BTW: When did you first become a member of ABA? What motivated you to join?
JC: The bookstore was already a member of ABA and we continued the membership after we took over. Sally and Rose, the previous owner and manager, said it was important to maintain our ABA membership because of all the great resources. I got a scholarship to Winter Institute 5 in San Jose, and that is when we really started networking and taking advantage of the education that ABA offers. From there, we transitioned our website to IndieCommerce and we’ve been going to Winter Institute every year since.
BTW: What do you think are some of the most important changes in bookselling since you bought your store?
JC: I think that technology has really changed how we do things. We purchased a store that did not have a point-of-sale system. It was difficult to track inventory, what was selling, and trends. I’m a numbers person, so we computerized a year after taking over the store. Shortly after that, we found out that we could upload our data into Above the Treeline, which would allow us to compare our sales trends with other indie stores across the U.S. Being able to see our sales history while ordering also saved us time. Above the Treeline and Edelweiss have really made the buying process more efficient and inventory management decisions easier.
The call for more diversity, equity, and inclusion in the industry has been an important change. I first started attending trade shows and conferences in 2008, and I was often one of very few people of color at these events. I’m excited to see more inclusive and diverse books being published. I’m Filipino-American and there weren’t any characters that looked like me when I was growing up. My son is two-and-a-half years old, and he will be able to read about characters that are like him when he gets older. I just met author Erin Entrada Kelly, who is Filipino-American, at Children’s Institute in Pittsburgh. I had her sign all her books for my son and I’m saving them for when he is older. This is also the first year that I’ve been able to read multiple new release books written by Filipino-Americans.
BTW: What are your key goals as an ABA Board member for fostering the book industry, and bookselling in particular?
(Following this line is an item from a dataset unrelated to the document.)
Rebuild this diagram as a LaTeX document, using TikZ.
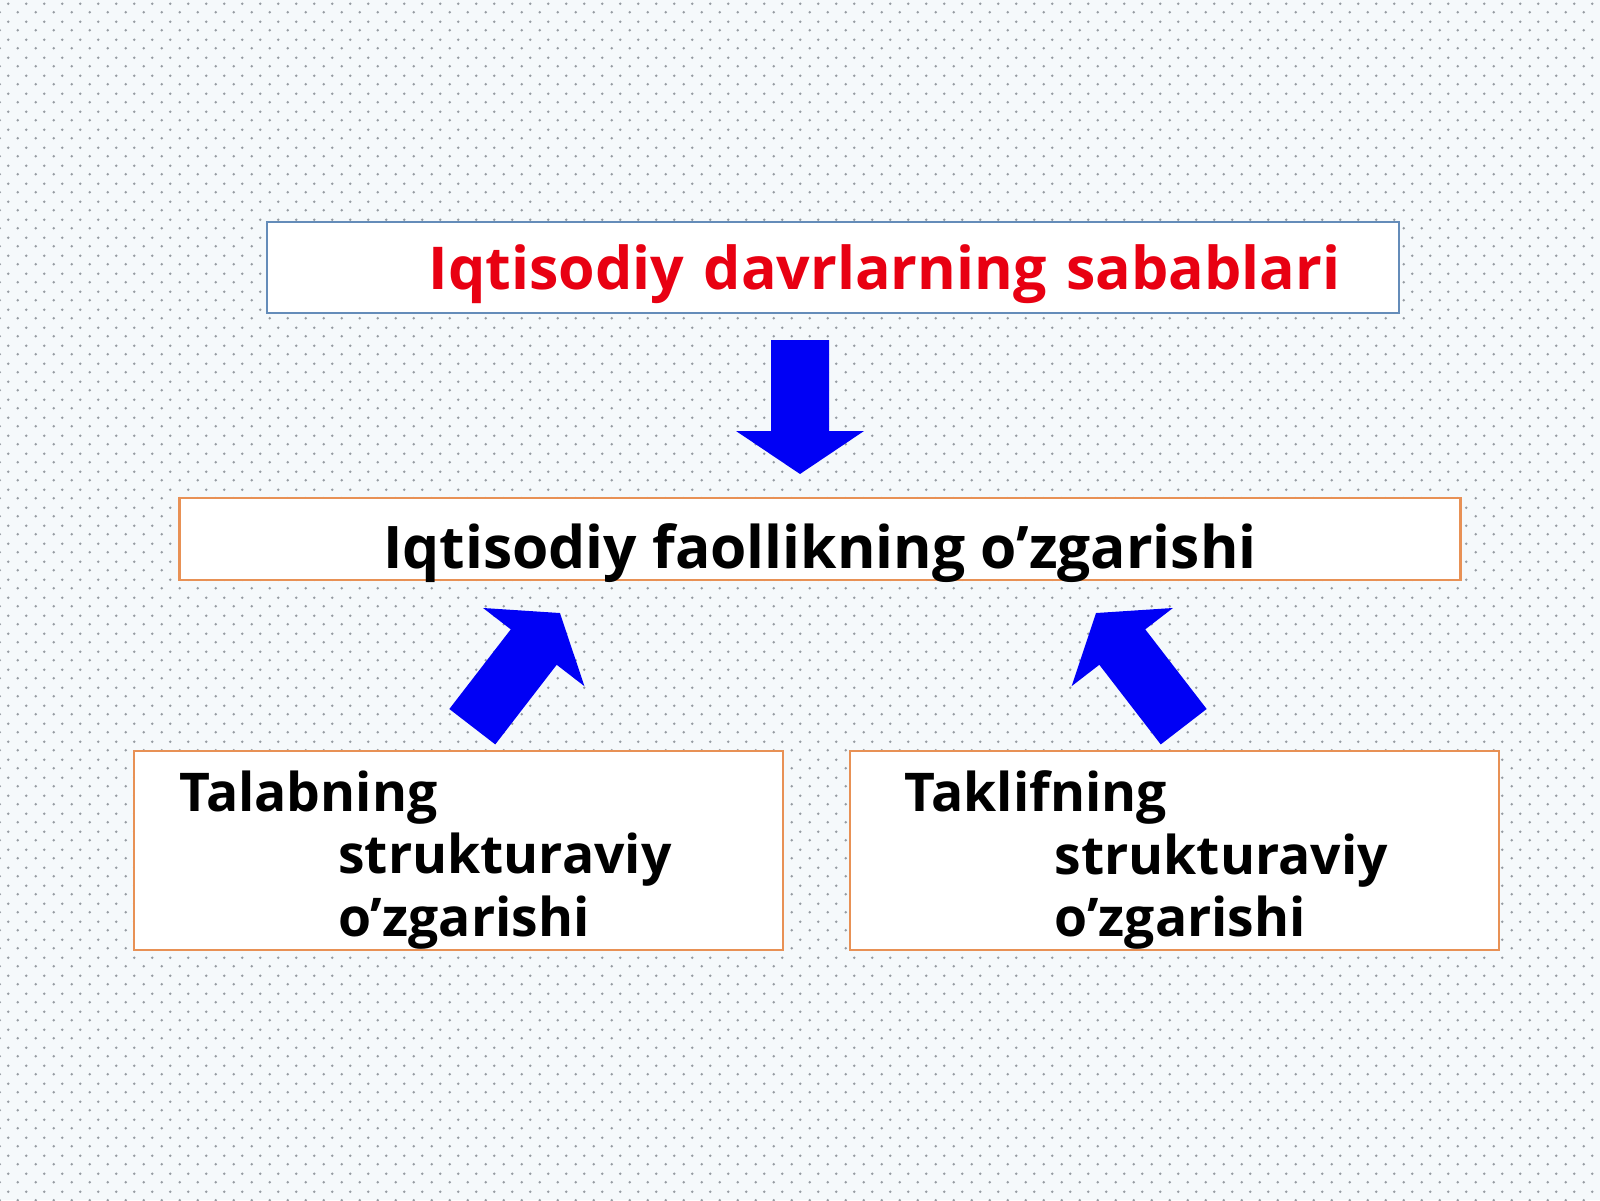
\documentclass[tikz,border=0pt]{standalone}
\usepackage{fontspec}
\setmainfont{Open Sans}
\usetikzlibrary{positioning,calc,patterns}

\definecolor{bgpaper}{RGB}{245,249,251}
\definecolor{bgdot}{RGB}{150,156,162}
\definecolor{titlered}{RGB}{232,0,18}
\definecolor{frameblue}{RGB}{100,140,185}
\definecolor{frameorange}{RGB}{232,145,85}
\definecolor{arrowblue}{RGB}{0,0,245}

\pgfdeclarepatternformonly{paperdots}{\pgfqpoint{-0.5pt}{-0.5pt}}{\pgfqpoint{4.48pt}{4.48pt}}{\pgfqpoint{4.98pt}{4.98pt}}{%
	\pgfpathcircle{\pgfqpoint{0pt}{0pt}}{0.4pt}%
	\pgfpathcircle{\pgfqpoint{2.49pt}{2.49pt}}{0.4pt}%
	\pgfusepath{fill}}

\newcommand{\shafthalf}{0.29cm}
\newcommand{\headhalf}{0.64cm}
\newcommand{\headlen}{0.43cm}
\newcommand{\blockarrow}[2]{%
	\fill[arrowblue] let \p1=($(#2)-(#1)$), \n1={atan2(\y1,\x1)}, \n2={veclen(\x1,\y1)} in
	[shift={(#1)}, rotate=\n1]
	(0pt,-\shafthalf) -- ({\n2-\headlen},-\shafthalf) -- ({\n2-\headlen},-\headhalf) -- (\n2,0pt)
	-- ({\n2-\headlen},\headhalf) -- ({\n2-\headlen},\shafthalf) -- (0pt,\shafthalf) -- cycle;}

\begin{document}
\begin{tikzpicture}[font=\bfseries,
	causebox/.style={draw=frameblue, line width=0.6pt, fill=white, outer sep=0pt},
	effectbox/.style={draw=frameorange, line width=0.6pt, fill=white, outer sep=0pt},
	sidetext/.style={align=left, inner sep=0pt, font=\fontsize{15.2}{17.8}\selectfont\bfseries}]
	\fill[bgpaper] (0,0) rectangle (16,12);
	\fill[pattern=paperdots, pattern color=bgdot] (0,0) rectangle (16,12);
	\useasboundingbox (0,0) rectangle (16,12);

	\node[causebox, text width=10.14cm, align=right, inner xsep=0.59cm, inner ysep=0pt, text height=0.683cm, text depth=0.23cm,
		font=\fontsize{16.8}{20}\selectfont\bfseries, text=titlered] (sabab) at (8.332,9.3265) {Iqtisodiy davrlarning sabablari};
	\node[effectbox, minimum width=12.81cm, inner ysep=0pt, text height=0.70cm, text depth=0.12cm,
		font=\fontsize{16.7}{20}\selectfont\bfseries] (faollik) at (8.20,6.61) {Iqtisodiy faollikning o’zgarishi};
	\node[effectbox, minimum width=6.49cm, minimum height=1.99cm] (talab) at (4.582,3.495) {};
	\node[effectbox, minimum width=6.49cm, minimum height=1.99cm] (taklif) [right=0.673cm of talab] {};
	\node[sidetext] (talabtxt) [below right=0.19cm and 0.45cm of talab.north west] {Talabning\\\hspace*{1.59cm}strukturaviy\\\hspace*{1.59cm}o’zgarishi};
	\node[sidetext] (takliftxt) [below right=0.19cm and 0.54cm of taklif.north west] {Taklifning\\\hspace*{1.50cm}strukturaviy\\\hspace*{1.50cm}o’zgarishi};

	\coordinate (dS) at ([xshift=-0.332cm,yshift=-0.27cm]sabab.south);
	\coordinate (dE) at ([xshift=-0.20cm,yshift=0.24cm]faollik.north);
	\coordinate (lS) at ([xshift=0.141cm,yshift=0.243cm]talab.north);
	\coordinate (lE) at ([xshift=-2.60cm,yshift=-0.33cm]faollik.south);
	\coordinate (rS) at ([xshift=0.092cm,yshift=0.243cm]taklif.north);
	\coordinate (rE) at ([xshift=2.76cm,yshift=-0.33cm]faollik.south);
	\blockarrow{dS}{dE}
	\blockarrow{lS}{lE}
	\blockarrow{rS}{rE}
\end{tikzpicture}
\end{document}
JC: One of my key goals is to support bookstores and booksellers through education and finding creative solutions that make it easier for stores to work with publishers and other industry stakeholders. We’re seeing an influx of new bookstores, new ownership, and a new generation of booksellers. When I purchased my store, ABA had a program for “emerging leaders” because there were not many young bookstore owners or booksellers in the industry. It has been really great to see a new generation of booksellers at Winter Institute the last few years. ABA education and programs have been invaluable to our bookstore, and I want to make sure new booksellers are getting the education, resources, and mentorship they need to prosper.
BTW: What are you reading now?
JC: I just finished Faker, a rom-com by Sarah Smith, and I Was Their American Dream, a graphic memoir by Malaka Gharib. Both are Filipino-American writers. I’m currently reading A Good Provider Is One Who Leaves by Jason DeParles, and I’m listening to Hollow Kingdom by Kira Jane Buxton. Every morning I read my son his favorite book, Bruce’s Big Fun Day by Ryan T. Higgins.
BTW: You get a day to walk through any city, town, or landscape with any one writer. What writer and what place?
JC: A tour of Portland, Oregon, with Beverly Cleary! We could compare notes on the city we both grew up in. The grade school I went to is on Klickitat Street, and I loved the Ramona books because Ramona lived in my neighborhood. Cleary’s books have several locations that were part of my life. My grandparents’ house is on Knott Street, where Henry Higgins had a paper route. I often walked with my dad to Grant Park, where Henry dug up earthworms. One of my friends lived on Tillamook Street, where Ellen Tebbits lived.